PROBLEM DETAILS -> Retype word for word the first line of the listing and each line after it up to the line with "0.8, 0.9, 1];", with the pictures taken out.

GIVEN INFORMATION ->
== == ==

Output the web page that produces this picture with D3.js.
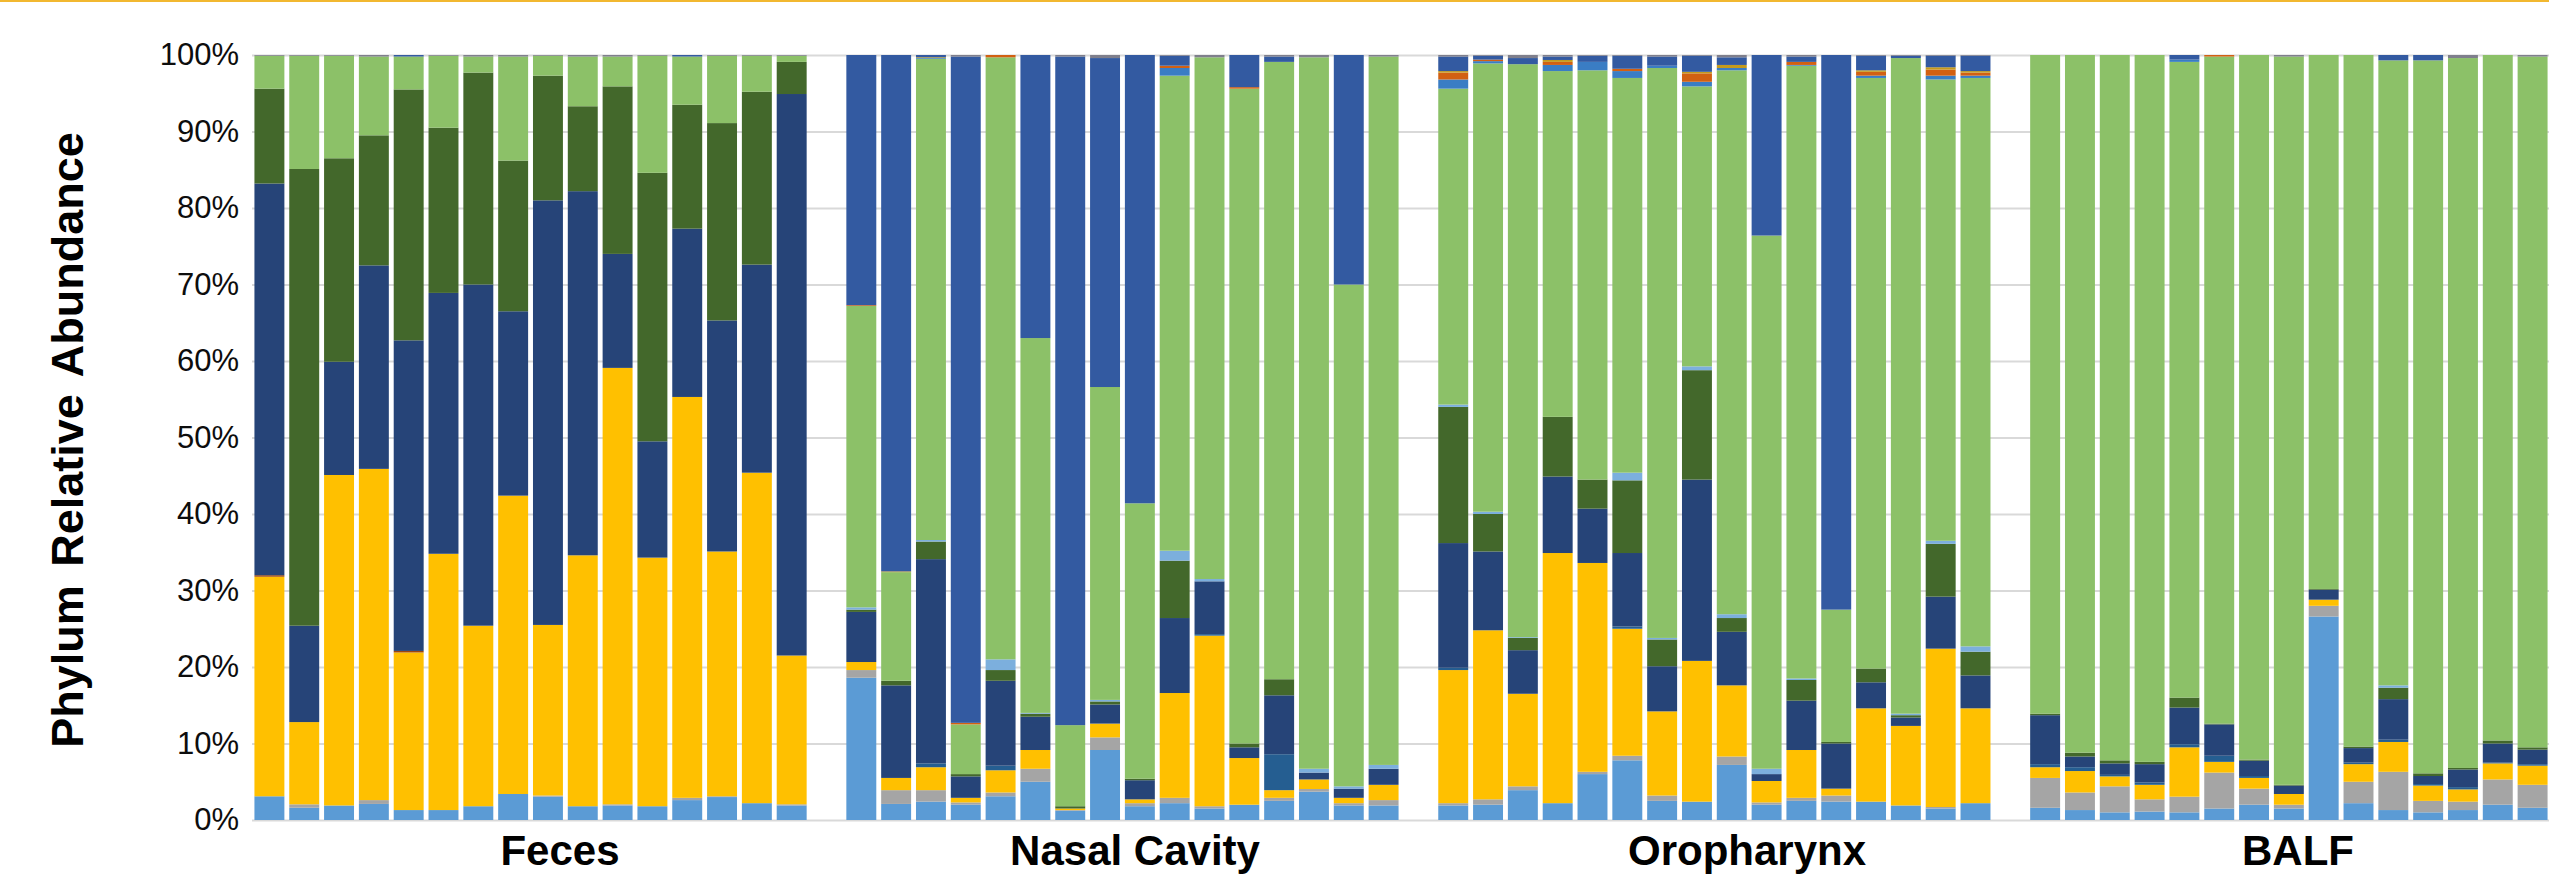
<!DOCTYPE html>
<html>
<head>
<meta charset="utf-8">
<script src="https://cdn.jsdelivr.net/npm/d3@7"></script>
<style>
  html, body { margin: 0; padding: 0; background: #fff; }
  svg { display: block; }
  text { font-family: "Liberation Sans", Arial, sans-serif; }
</style>
</head>
<body>
<svg id="chart"></svg>
<script>
// Sample groups (number of bars visible in each)
const groups = ["Feces", "Nasal Cavity", "Oropharynx", "BALF"];
const groupSizes = [16, 16, 16, 15];
const yTicks = [0, 0.1, 0.2, 0.3, 0.4, 0.5, 0.6, 0.7, 0.8, 0.9, 1];

// Relative abundance (%) per phylum, stack order bottom -> top.
// Each array: Feces x16, Nasal Cavity x16, Oropharynx x16, BALF x15
const phylumA = [
  3.1, 1.6, 1.9, 2.1, 1.3, 1.3, 1.8, 3.4, 3.05, 1.8, 1.9, 1.8, 2.6, 3.0, 2.2, 1.9,
  18.6, 2.1, 2.4, 2.0, 3.1, 5.0, 1.2, 9.15, 1.8, 2.2, 1.5, 2.0, 2.5, 3.7, 1.9, 1.9,
  1.9, 2.0, 3.9, 2.2, 6.0, 7.8, 2.5, 2.4, 7.2, 2.0, 2.5, 2.4, 2.4, 1.9, 1.5, 2.2,
  1.6, 1.3, 1.0, 1.1, 1.0, 1.5, 2.0, 1.5, 26.6, 2.2, 1.3, 1.0, 1.3, 2.0, 1.6
];
const phylumB = [
  0, 0.45, 0, 0.5, 0, 0, 0, 0, 0.15, 0, 0.15, 0, 0.3, 0.1, 0, 0.15,
  1.0, 1.8, 1.5, 0.3, 0.5, 1.7, 0.1, 1.65, 0.4, 0.7, 0.3, 0, 0.4, 0.35, 0.3, 0.7,
  0.3, 0.7, 0.5, 0, 0.3, 0.6, 0.7, 0, 1.1, 0.3, 0.4, 0.8, 0, 0, 0.2, 0,
  3.9, 2.3, 3.4, 1.6, 2.05, 4.7, 2.1, 0.5, 1.4, 2.8, 5.0, 1.5, 1.1, 3.3, 3.0
];
const phylumC = [
  28.7, 10.75, 43.2, 43.3, 20.6, 33.5, 23.6, 39.0, 22.3, 32.8, 57.05, 32.5, 52.4, 32.0, 43.2, 19.45,
  1.05, 1.6, 3.0, 0.6, 2.9, 2.45, 0.2, 1.8, 0.5, 13.7, 22.3, 6.1, 1.0, 1.25, 0.7, 2.0,
  17.4, 22.1, 12.1, 32.7, 27.3, 16.6, 11.0, 18.4, 9.3, 2.8, 6.25, 0.9, 12.2, 10.4, 20.7, 12.4,
  1.4, 2.8, 1.3, 1.9, 6.45, 1.4, 1.4, 1.4, 0.8, 2.3, 3.9, 2.0, 1.6, 2.1, 2.5
];
const phylumD = [
  0.2, 0, 0, 0, 0.2, 0, 0, 0, 0, 0, 0, 0, 0, 0, 0, 0,
  0, 0, 0, 0, 0, 0, 0, 0, 0, 0, 0, 0, 0, 0, 0, 0,
  0, 0, 0, 0, 0, 0, 0, 0, 0, 0, 0, 0, 0, 0, 0, 0,
  0, 0, 0, 0, 0, 0, 0, 0, 0, 0, 0, 0, 0, 0, 0
];
const phylumE = [
  0, 0, 0, 0, 0, 0, 0, 0, 0, 0, 0, 0, 0, 0, 0, 0,
  0, 0, 0.5, 0, 0.6, 0, 0, 0, 0, 0, 0.2, 0, 4.7, 0, 0, 0,
  0.3, 0, 0, 0, 0, 0.3, 0, 0, 0, 0, 0, 0, 0, 0, 0, 0,
  0.4, 0.5, 0.2, 0.3, 0.4, 0.8, 0.25, 0, 0, 0.2, 0.3, 0.2, 0.3, 0.1, 0.2
];
const phylumF = [
  51.2, 12.6, 14.8, 26.6, 40.6, 34.1, 44.6, 24.1, 55.5, 47.6, 14.9, 15.2, 22.0, 30.2, 27.2, 73.4,
  6.55, 12.1, 26.7, 2.8, 11.1, 4.35, 0, 2.5, 2.5, 9.8, 6.9, 1.4, 7.7, 0.9, 1.2, 2.1,
  16.3, 10.3, 5.7, 10.0, 7.1, 9.6, 5.9, 23.7, 7.0, 0.9, 6.45, 5.9, 3.4, 1.1, 6.8, 4.3,
  6.4, 1.4, 1.5, 2.4, 4.8, 4.1, 2.0, 1.1, 1.3, 1.9, 5.3, 1.05, 2.3, 2.5, 1.9
];
const phylumG = [
  12.4, 59.7, 26.6, 17.0, 32.8, 21.6, 27.7, 19.7, 16.3, 11.1, 21.9, 35.1, 16.2, 25.8, 22.6, 4.2,
  0.3, 0.6, 2.3, 0.3, 1.4, 0.4, 0.3, 0.4, 0.2, 7.5, 0, 0.5, 2.1, 0, 0, 0,
  17.8, 4.9, 1.6, 7.8, 3.8, 9.5, 3.5, 14.3, 1.8, 0, 2.7, 0.2, 1.8, 0.3, 6.9, 3.1,
  0.2, 0.5, 0.4, 0.3, 1.3, 0.1, 0.15, 0.1, 0.1, 0.2, 1.5, 0.35, 0.2, 0.4, 0.3
];
const phylumH = [
  0, 0, 0, 0, 0, 0, 0, 0, 0, 0, 0, 0, 0, 0, 0, 0,
  0.3, 0, 0.2, 0, 1.4, 0.1, 0, 0.2, 0, 1.3, 0.3, 0, 0, 0.5, 0.3, 0.5,
  0.3, 0.3, 0.1, 0, 0, 1.0, 0.2, 0.5, 0.5, 0.7, 0.2, 0, 0, 0.2, 0.4, 0.7,
  0, 0, 0, 0, 0, 0, 0, 0, 0, 0, 0.3, 0, 0, 0, 0
];
const phylumI = [
  4.3, 14.8, 13.4, 10.3, 4.3, 9.4, 2.1, 13.6, 2.6, 6.5, 3.9, 15.3, 6.3, 8.8, 4.7, 0.8,
  39.4, 14.2, 62.9, 6.5, 78.7, 49.0, 10.6, 40.9, 36.0, 62.1, 68.2, 85.6, 80.7, 93.0, 65.6, 92.6,
  41.3, 58.6, 74.9, 45.2, 53.5, 51.6, 74.5, 36.6, 71.1, 69.7, 80.1, 17.3, 77.2, 85.7, 60.3, 74.3,
  86.1, 91.2, 92.2, 92.4, 83.1, 87.2, 92.1, 95.2, 69.8, 90.4, 81.7, 93.2, 92.8, 89.6, 90.3
];
const phylumJ = [
  0, 0, 0, 0, 0, 0, 0, 0, 0, 0, 0, 0, 0, 0, 0, 0,
  0, 0, 0.1, 0, 0, 0, 0, 0, 0, 1.0, 0, 0, 0, 0, 0, 0,
  1.2, 0.3, 0, 0.8, 1.1, 0.9, 0.3, 0.6, 0.3, 0, 0.1, 0, 0.3, 0, 0.5, 0.3,
  0, 0, 0, 0, 0.3, 0, 0, 0, 0, 0, 0, 0, 0, 0, 0
];
const phylumK = [
  0, 0, 0, 0, 0, 0, 0, 0, 0, 0, 0, 0, 0, 0, 0, 0,
  0.1, 0, 0, 0.2, 0.3, 0, 0, 0, 0, 0.3, 0, 0.2, 0, 0, 0, 0,
  0.9, 0.2, 0, 0.4, 0, 0.3, 0, 1.1, 0, 0, 0.4, 0, 0.5, 0, 0.8, 0.4,
  0, 0, 0, 0, 0, 0.2, 0, 0, 0, 0, 0, 0, 0, 0, 0
];
const phylumL = [
  0, 0, 0, 0, 0, 0, 0, 0, 0, 0, 0, 0, 0, 0, 0, 0,
  0, 0.1, 0.1, 0, 0, 0, 0, 0, 0, 0, 0, 0, 0, 0, 0, 0,
  0.2, 0, 0, 0.25, 0, 0, 0, 0.2, 0.4, 0, 0, 0, 0.2, 0, 0.3, 0.2,
  0, 0, 0, 0, 0, 0, 0, 0, 0, 0, 0, 0, 0, 0, 0
];
const phylumM = [
  0, 0, 0, 0, 0.2, 0, 0, 0, 0, 0, 0, 0, 0.2, 0, 0, 0,
  32.7, 67.5, 0.3, 87.1, 0, 37.0, 87.4, 43.0, 58.6, 1.3, 0, 4.2, 0.7, 0, 30.0, 0,
  1.9, 0.5, 0.8, 0.45, 0.8, 1.7, 1.2, 2.1, 1.0, 23.6, 0.7, 72.5, 1.9, 0.3, 1.5, 2.0,
  0, 0, 0, 0, 0.6, 0, 0, 0, 0, 0, 0.7, 0.7, 0, 0, 0
];
const others = [
  0.1, 0.1, 0.1, 0.2, 0, 0.1, 0.2, 0.2, 0.1, 0.2, 0.2, 0.1, 0, 0.1, 0.1, 0.1,
  0, 0, 0, 0.2, 0, 0, 0.2, 0.4, 0, 0.1, 0.3, 0, 0.2, 0.3, 0, 0.2,
  0.2, 0.1, 0.4, 0.2, 0.1, 0.1, 0.2, 0.1, 0.3, 0, 0.2, 0, 0.1, 0.1, 0.1, 0.1,
  0, 0, 0, 0, 0, 0, 0, 0.2, 0, 0, 0, 0, 0.4, 0, 0.2
];

const seriesNames = ["A", "B", "C", "D", "E", "F", "G", "H", "I", "J", "K", "L", "M", "Other"];
const seriesValues = [phylumA, phylumB, phylumC, phylumD, phylumE, phylumF, phylumG,
  phylumH, phylumI, phylumJ, phylumK, phylumL, phylumM, others];
const seriesColors = ["#5B9BD5", "#A5A5A5", "#FFC000", "#9E480E", "#255E91", "#264478", "#43682B",
  "#7CAFDD", "#8CC168", "#3A7DC4", "#D26012", "#C49A1C", "#335AA1", "#7F7F8C"];

const width = 2549;
const height = 875;
const margin = { top: 55, bottom: 820, left: 252, right: 2550 };

const svg = d3.select("#chart").attr("width", width).attr("height", height);

// Build sample list + slot domain (one empty slot between groups)
const samples = [];
const slots = [];
groups.forEach((g, gi) => {
  for (let i = 0; i < groupSizes[gi]; i++) {
    const id = `${g}-${i + 1}`;
    samples.push({ id, group: g });
    slots.push(id);
  }
  if (gi < groups.length - 1) slots.push(`gap-${gi}`);
});

const rows = samples.map((s, i) => {
  const row = { id: s.id, group: s.group };
  seriesNames.forEach((name, k) => { row[name] = seriesValues[k][i]; });
  return row;
});

const x = d3.scaleBand()
  .domain(slots)
  .range([margin.left, margin.right])
  .paddingInner(0.14)
  .paddingOuter(0.07);

const y = d3.scaleLinear().domain([0, 1]).range([margin.bottom, margin.top]);

const color = d3.scaleOrdinal().domain(seriesNames).range(seriesColors);

// top accent rule
svg.append("rect")
  .attr("x", 0).attr("y", 0)
  .attr("width", width).attr("height", 2)
  .attr("fill", "#F2B830");

// gridlines
const grid = svg.append("g")
  .attr("transform", `translate(${margin.left},0)`)
  .call(d3.axisLeft(y).tickValues(yTicks).tickSize(-(width - margin.left)).tickFormat(""));
grid.select(".domain").remove();
grid.selectAll("line").attr("stroke", "#D9D9D9").attr("stroke-width", 2);

// y axis labels
const yAxis = svg.append("g")
  .attr("transform", `translate(${margin.left},0)`)
  .call(d3.axisLeft(y).tickValues(yTicks).tickFormat(d3.format(".0%")).tickSize(0).tickPadding(13));
yAxis.select(".domain").remove();
yAxis.selectAll("text")
  .attr("fill", "#0d0d0d")
  .style("font-size", "31px")
  .style("font-family", "'Liberation Sans', Arial, sans-serif");

// stacked bars (100% stacked)
const stacked = d3.stack().keys(seriesNames).offset(d3.stackOffsetExpand)(rows);

svg.append("g")
  .selectAll("g")
  .data(stacked)
  .join("g")
  .attr("fill", (d) => color(d.key))
  .selectAll("rect")
  .data((d) => d.filter((p) => p[1] - p[0] > 0))
  .join("rect")
  .attr("x", (d) => x(d.data.id))
  .attr("y", (d) => y(d[1]))
  .attr("width", x.bandwidth())
  .attr("height", (d) => y(d[0]) - y(d[1]));

// group labels
const groupLabelX = { "Feces": 560, "Nasal Cavity": 1135, "Oropharynx": 1747, "BALF": 2298 };
svg.append("g")
  .selectAll("text")
  .data(groups)
  .join("text")
  .attr("x", (d) => groupLabelX[d])
  .attr("y", 865)
  .attr("text-anchor", "middle")
  .style("font-size", "42px")
  .style("font-weight", "bold")
  .attr("fill", "#000")
  .text((d) => d);

// y axis title
svg.append("text")
  .attr("transform", "translate(83,440) rotate(-90)")
  .attr("text-anchor", "middle")
  .style("font-size", "45px")
  .style("font-weight", "bold")
  .style("word-spacing", "6px")
  .attr("fill", "#000")
  .text("Phylum Relative Abundance");
</script>
</body>
</html>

== == ==

WRITTEN REPLY ->
Output the web page that produces this picture with D3.js.
<!DOCTYPE html>
<html>
<head>
<meta charset="utf-8">
<script src="https://cdn.jsdelivr.net/npm/d3@7"></script>
<style>
  html, body { margin: 0; padding: 0; background: #fff; }
  svg { display: block; }
  text { font-family: "Liberation Sans", Arial, sans-serif; }
</style>
</head>
<body>
<svg id="chart"></svg>
<script>
// Sample groups (number of bars visible in each)
const groups = ["Feces", "Nasal Cavity", "Oropharynx", "BALF"];
const groupSizes = [16, 16, 16, 15];
const yTicks = [0, 0.1, 0.2, 0.3, 0.4, 0.5, 0.6, 0.7, 0.8, 0.9, 1];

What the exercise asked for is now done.